■ **SUPPLIED DATA**:
---*---
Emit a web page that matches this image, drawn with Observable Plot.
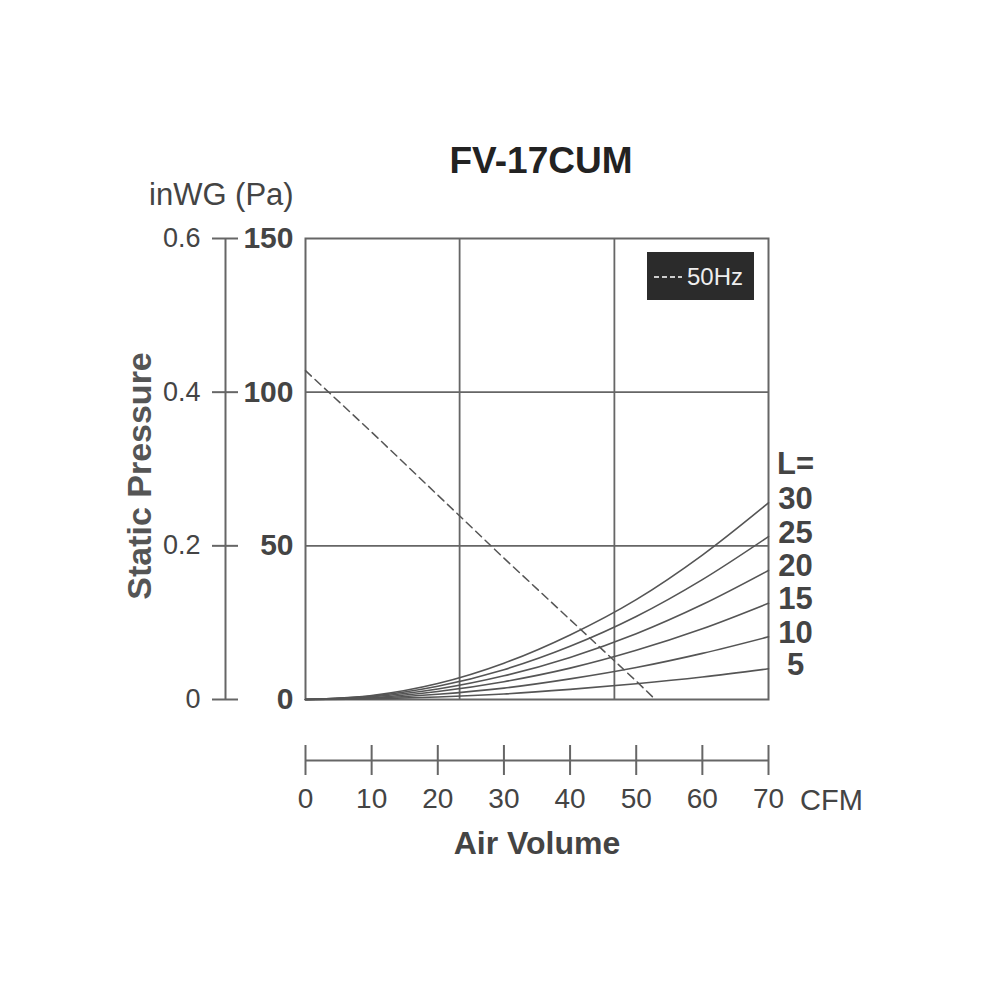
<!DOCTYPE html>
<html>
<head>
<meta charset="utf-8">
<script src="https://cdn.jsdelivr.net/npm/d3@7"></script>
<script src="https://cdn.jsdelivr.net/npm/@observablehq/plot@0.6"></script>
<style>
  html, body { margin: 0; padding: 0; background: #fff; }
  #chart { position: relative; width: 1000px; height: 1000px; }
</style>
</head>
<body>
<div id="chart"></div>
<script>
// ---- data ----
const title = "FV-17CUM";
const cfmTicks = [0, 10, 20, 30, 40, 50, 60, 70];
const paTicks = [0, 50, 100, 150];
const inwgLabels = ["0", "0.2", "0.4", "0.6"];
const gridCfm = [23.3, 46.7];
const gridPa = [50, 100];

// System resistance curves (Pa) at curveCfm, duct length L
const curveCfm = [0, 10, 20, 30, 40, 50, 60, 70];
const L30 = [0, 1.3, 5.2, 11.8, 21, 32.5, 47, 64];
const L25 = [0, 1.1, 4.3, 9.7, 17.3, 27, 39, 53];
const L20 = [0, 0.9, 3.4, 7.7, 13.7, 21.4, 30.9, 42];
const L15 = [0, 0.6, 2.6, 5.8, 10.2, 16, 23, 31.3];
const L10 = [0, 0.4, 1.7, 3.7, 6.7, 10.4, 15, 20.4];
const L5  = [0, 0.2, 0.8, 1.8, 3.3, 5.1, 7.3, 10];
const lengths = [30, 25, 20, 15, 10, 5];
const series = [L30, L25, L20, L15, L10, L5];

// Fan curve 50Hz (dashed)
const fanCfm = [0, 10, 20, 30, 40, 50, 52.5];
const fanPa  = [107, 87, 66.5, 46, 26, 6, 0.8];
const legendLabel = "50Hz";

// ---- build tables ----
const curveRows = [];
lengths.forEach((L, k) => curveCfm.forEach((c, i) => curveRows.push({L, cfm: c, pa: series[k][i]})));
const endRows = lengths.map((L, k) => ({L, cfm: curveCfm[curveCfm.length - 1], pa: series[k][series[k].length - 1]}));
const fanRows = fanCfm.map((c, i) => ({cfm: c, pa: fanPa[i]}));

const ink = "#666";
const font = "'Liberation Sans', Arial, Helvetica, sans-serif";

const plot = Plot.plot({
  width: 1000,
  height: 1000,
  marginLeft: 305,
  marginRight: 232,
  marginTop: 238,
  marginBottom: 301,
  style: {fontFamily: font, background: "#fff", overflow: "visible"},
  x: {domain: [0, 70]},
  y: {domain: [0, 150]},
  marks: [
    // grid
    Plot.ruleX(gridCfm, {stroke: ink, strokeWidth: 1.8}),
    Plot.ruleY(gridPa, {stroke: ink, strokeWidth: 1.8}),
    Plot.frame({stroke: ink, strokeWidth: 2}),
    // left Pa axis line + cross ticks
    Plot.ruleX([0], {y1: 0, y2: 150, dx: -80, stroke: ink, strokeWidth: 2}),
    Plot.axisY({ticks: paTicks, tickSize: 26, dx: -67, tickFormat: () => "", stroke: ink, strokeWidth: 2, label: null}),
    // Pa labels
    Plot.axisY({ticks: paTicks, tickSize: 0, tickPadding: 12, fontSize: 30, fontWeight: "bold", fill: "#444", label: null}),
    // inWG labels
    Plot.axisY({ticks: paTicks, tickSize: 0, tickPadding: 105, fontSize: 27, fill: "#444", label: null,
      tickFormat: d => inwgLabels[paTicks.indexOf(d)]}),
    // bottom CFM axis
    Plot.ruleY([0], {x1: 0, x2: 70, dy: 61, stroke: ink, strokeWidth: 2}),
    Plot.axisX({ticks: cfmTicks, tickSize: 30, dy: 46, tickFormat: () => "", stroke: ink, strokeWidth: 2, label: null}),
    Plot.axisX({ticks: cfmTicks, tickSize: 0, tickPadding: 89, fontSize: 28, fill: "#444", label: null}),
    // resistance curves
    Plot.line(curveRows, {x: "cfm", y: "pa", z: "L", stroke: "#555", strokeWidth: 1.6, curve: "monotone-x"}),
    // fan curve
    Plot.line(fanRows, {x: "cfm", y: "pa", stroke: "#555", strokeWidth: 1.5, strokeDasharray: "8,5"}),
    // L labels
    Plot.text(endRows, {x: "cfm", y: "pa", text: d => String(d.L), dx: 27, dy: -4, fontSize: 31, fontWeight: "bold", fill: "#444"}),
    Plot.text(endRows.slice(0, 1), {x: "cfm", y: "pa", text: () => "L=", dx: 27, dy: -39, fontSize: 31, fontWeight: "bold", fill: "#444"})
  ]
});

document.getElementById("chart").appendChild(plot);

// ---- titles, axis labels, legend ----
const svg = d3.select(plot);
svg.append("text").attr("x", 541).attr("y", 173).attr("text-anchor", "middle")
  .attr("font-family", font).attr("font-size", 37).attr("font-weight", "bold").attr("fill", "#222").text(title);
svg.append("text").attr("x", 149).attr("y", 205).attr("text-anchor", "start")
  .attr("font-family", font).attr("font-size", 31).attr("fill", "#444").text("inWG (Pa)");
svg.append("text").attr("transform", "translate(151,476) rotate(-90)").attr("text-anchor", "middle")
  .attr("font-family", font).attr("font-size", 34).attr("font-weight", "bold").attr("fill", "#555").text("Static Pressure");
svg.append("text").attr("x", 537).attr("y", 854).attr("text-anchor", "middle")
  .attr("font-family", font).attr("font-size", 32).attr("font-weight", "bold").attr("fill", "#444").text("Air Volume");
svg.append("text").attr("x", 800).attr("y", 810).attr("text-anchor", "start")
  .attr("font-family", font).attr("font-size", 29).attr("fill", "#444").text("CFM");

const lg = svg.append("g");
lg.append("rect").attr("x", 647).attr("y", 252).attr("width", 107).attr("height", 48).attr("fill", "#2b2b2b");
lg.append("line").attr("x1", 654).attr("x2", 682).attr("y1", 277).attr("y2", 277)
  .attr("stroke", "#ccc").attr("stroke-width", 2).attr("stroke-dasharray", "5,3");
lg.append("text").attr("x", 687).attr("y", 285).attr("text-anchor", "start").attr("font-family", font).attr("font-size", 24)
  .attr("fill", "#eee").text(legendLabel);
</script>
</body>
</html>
---*---
■ **WHAT IS NEEDED**:
From the opening line of the listing above through the line bearing "const gridPa = [50, 100];", repeat each line exactly. Drop every picture.

■ **CORRECT RESULT**:
Emit a web page that matches this image, drawn with Observable Plot.
<!DOCTYPE html>
<html>
<head>
<meta charset="utf-8">
<script src="https://cdn.jsdelivr.net/npm/d3@7"></script>
<script src="https://cdn.jsdelivr.net/npm/@observablehq/plot@0.6"></script>
<style>
  html, body { margin: 0; padding: 0; background: #fff; }
  #chart { position: relative; width: 1000px; height: 1000px; }
</style>
</head>
<body>
<div id="chart"></div>
<script>
// ---- data ----
const title = "FV-17CUM";
const cfmTicks = [0, 10, 20, 30, 40, 50, 60, 70];
const paTicks = [0, 50, 100, 150];
const inwgLabels = ["0", "0.2", "0.4", "0.6"];
const gridCfm = [23.3, 46.7];
const gridPa = [50, 100];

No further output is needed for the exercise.